Simply put, Abramson is not a "member of the bar of Florida" as set forth in article V, section 8 of the Florida Constitution, because he cannot practice law and will not be able to practice law until he is reinstated by an order of this Court. Rule 1-3.1 of the Rules Regulating the Florida Bar provides that "the membership of The Florida Bar shall be composed of all persons who are admitted by the Supreme Court of Florida to the practice of law in this state and who maintain their membership pursuant to these rules." (Emphasis added.)
In this case, William S. Abramson is under a rehabilitative suspension, which means he cannot practice law now, or in the future, until reinstated to membership in the Bar by this Court. Specifically, in the case of Abramson, who is suspended in excess of 90 days, rule 3-5.1(e) provides, in addition to the portion relied on by the majority, that his reinstatement "shall require proof of rehabilitation" and he "shall not become eligible for all privileges of members of The Florida Bar until the court enters an order reinstating the respondent *268 to membership in the Florida Bar." (Emphasis added.)
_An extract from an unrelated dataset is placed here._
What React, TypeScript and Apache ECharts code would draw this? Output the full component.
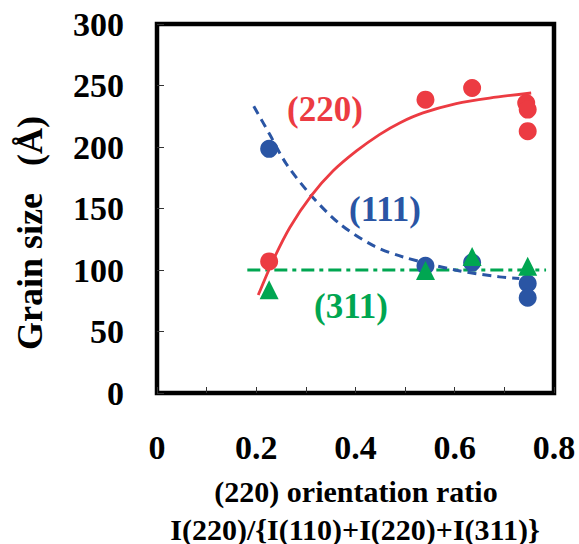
import React, { useEffect, useRef } from "react";
import * as echarts from "echarts";

const xTicks = [0, 0.2, 0.4, 0.6, 0.8];
const yTicks = [0, 50, 100, 150, 200, 250, 300];

// (220) measured points
const red220: [number, number][] = [
  [0.226, 107], [0.541, 238.5], [0.635, 248], [0.744, 235.8], [0.747, 230.4], [0.747, 212.9],
];
// (111) measured points
const blue111: [number, number][] = [
  [0.226, 198.5], [0.541, 103.5], [0.635, 106], [0.747, 89], [0.747, 77.5],
];
// (311) measured points
const green311: [number, number][] = [
  [0.226, 84], [0.541, 99.5], [0.635, 111], [0.747, 103],
];
// fitted trend lines
const redFit: [number, number][] = [
  [0.204, 79.6], [0.234, 107.9], [0.268, 134.8], [0.311, 160.4], [0.355, 180.6], [0.402, 196.8],
  [0.449, 210.3], [0.489, 219.6], [0.536, 227.7], [0.603, 235.3], [0.670, 239.8], [0.754, 243.9],
];
const blueFit: [number, number][] = [
  [0.195, 233.2], [0.227, 210.3], [0.261, 186], [0.311, 160.4], [0.368, 137.6], [0.435, 120],
  [0.496, 110.6], [0.603, 99.8], [0.690, 94.4], [0.730, 93],
];
const greenFit: [number, number][] = [
  [0.182, 100], [0.784, 100],
];

const RED = "#EC3B42";
const BLUE = "#2A55A4";
const GREEN = "#00A651";
const FONT = "'Liberation Serif', 'Times New Roman', serif";

function txt(text: string, x: number, y: number, size: number, color: string, rotation = 0) {
  return {
    type: "text",
    x,
    y,
    rotation,
    z: 100,
    style: {
      text,
      fill: color,
      fontSize: size,
      fontWeight: "bold",
      fontFamily: FONT,
      align: "center",
      verticalAlign: "middle",
      textAlign: "center",
      textVerticalAlign: "middle",
    },
  };
}

export default function App() {
  const ref = useRef<HTMLDivElement>(null);
  useEffect(() => {
    if (!ref.current) return;
    const chart = echarts.init(ref.current, null, { renderer: "svg" });
    chart.setOption({
      animation: false,
      backgroundColor: "#fff",
      grid: {
        left: 157,
        right: 25,
        top: 24,
        bottom: 151,
        show: true,
        borderColor: "#000",
        borderWidth: 4.5,
        backgroundColor: "transparent",
      },
      xAxis: {
        type: "value",
        min: xTicks[0],
        max: xTicks[xTicks.length - 1],
        interval: 0.2,
        axisLine: { show: false },
        splitLine: { show: false },
        axisTick: { show: true, inside: true, length: 6, lineStyle: { color: "#333", width: 1 } },
        minorTick: { show: true, splitNumber: 2, length: 6, lineStyle: { color: "#333", width: 1 } },
        axisLabel: {
          margin: 37,
          fontSize: 34,
          fontWeight: "bold",
          fontFamily: FONT,
          color: "#000",
          formatter: (v: number) => {
            const t = xTicks.find((k) => Math.abs(k - v) < 1e-6);
            return t === undefined ? "" : String(t);
          },
        },
      },
      yAxis: {
        type: "value",
        min: yTicks[0],
        max: yTicks[yTicks.length - 1],
        interval: 50,
        axisLine: { show: false },
        splitLine: { show: false },
        axisTick: { show: true, inside: true, length: 7, lineStyle: { color: "#333", width: 1 } },
        axisLabel: {
          margin: 33,
          fontSize: 34,
          fontWeight: "bold",
          fontFamily: FONT,
          color: "#000",
        },
      },
      graphic: [
        txt("Grain size   (Å)", 30, 233, 36, "#000", Math.PI / 2),
        txt("(220) orientation ratio", 356, 491, 30, "#000"),
        txt("I(220)/{I(110)+I(220)+I(311)}", 355, 529, 30, "#000"),
        txt("(220)", 325, 109, 35, RED),
        txt("(111)", 385, 209, 35, BLUE),
        txt("(311)", 351, 306, 35, GREEN),
      ],
      series: [
        {
          type: "line",
          data: greenFit,
          showSymbol: false,
          symbol: "none",
          lineStyle: { color: GREEN, width: 3, type: [13, 5, 4, 5] },
          z: 2,
        },
        {
          type: "line",
          data: blueFit,
          smooth: 0.3,
          showSymbol: false,
          symbol: "none",
          lineStyle: { color: BLUE, width: 3, type: [9, 6] },
          z: 2,
        },
        {
          type: "line",
          data: redFit,
          smooth: 0.3,
          showSymbol: false,
          symbol: "none",
          lineStyle: { color: RED, width: 2.8 },
          z: 3,
        },
        {
          type: "scatter",
          data: blue111,
          symbol: "circle",
          symbolSize: 18,
          itemStyle: { color: BLUE, opacity: 1 },
          z: 4,
        },
        {
          type: "scatter",
          data: red220,
          symbol: "circle",
          symbolSize: 18,
          itemStyle: { color: RED, opacity: 1 },
          z: 4,
        },
        {
          type: "scatter",
          data: green311,
          symbol: "triangle",
          symbolSize: 19,
          itemStyle: { color: GREEN, opacity: 1 },
          z: 5,
        },
      ],
    });
    return () => chart.dispose();
  }, []);
  return (
    <div
      ref={ref}
      style={{ position: "fixed", left: 0, top: 0, width: 579, height: 544 }}
    />
  );
}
The reinstatement process is not automatic in the case of a rehabilitative suspension. To apply for reinstatement, Abramson would be required to submit a petition with this Court. R. Regulating Fla. Bar 3-7.10(b)(1). The petition would then be referred to a referee for a hearing on Abramson's fitness to resume the practice of law. R. Regulating Fla. Bar 3-7.10(d), (f), In determining Abramson's fitness to resume the practice of law, the referee would consider whether Abramson has engaged in any disqualifying conduct, evaluate and make findings as to Abramson's character and fitness, and determine whether Abramson has been rehabilitated. R. Regulating Fla. Bar 3-7.10(f). The referee would then file a report with the Court, which includes findings of fact and recommendations as to whether Abramson is qualified to resume the practice of law. R. Regulating Fla. Bar 3-7.10(h). Ultimately this Court makes the final decision on whether a lawyer will be reinstated, either after one party seeks review or neither party seeks review. R. Regulating Fla. Bar 3-7.7(a), (c)(6).
Therefore, while a lawyer is serving a rehabilitative suspension, subject to the disciplinary regulations and other provisions of the Bar rules, the lawyer is unable to hold himself or herself out as a lawyer, or to practice law in this State, until the lawyer both petitions for reinstatement and demonstrates his or her fitness to practice law and rehabilitation, and until this Court enters an order reinstating the lawyer to membership in The Florida Bar. Therefore, William S. Abramson is not eligible to hold the constitutional office of circuit judge.
/s/ Barbara J. Pariente Justice /s/ R. Fred Lewis JusticeNOTES
[1] Briefs were filed by The Florida Bar and by William S. Abramson.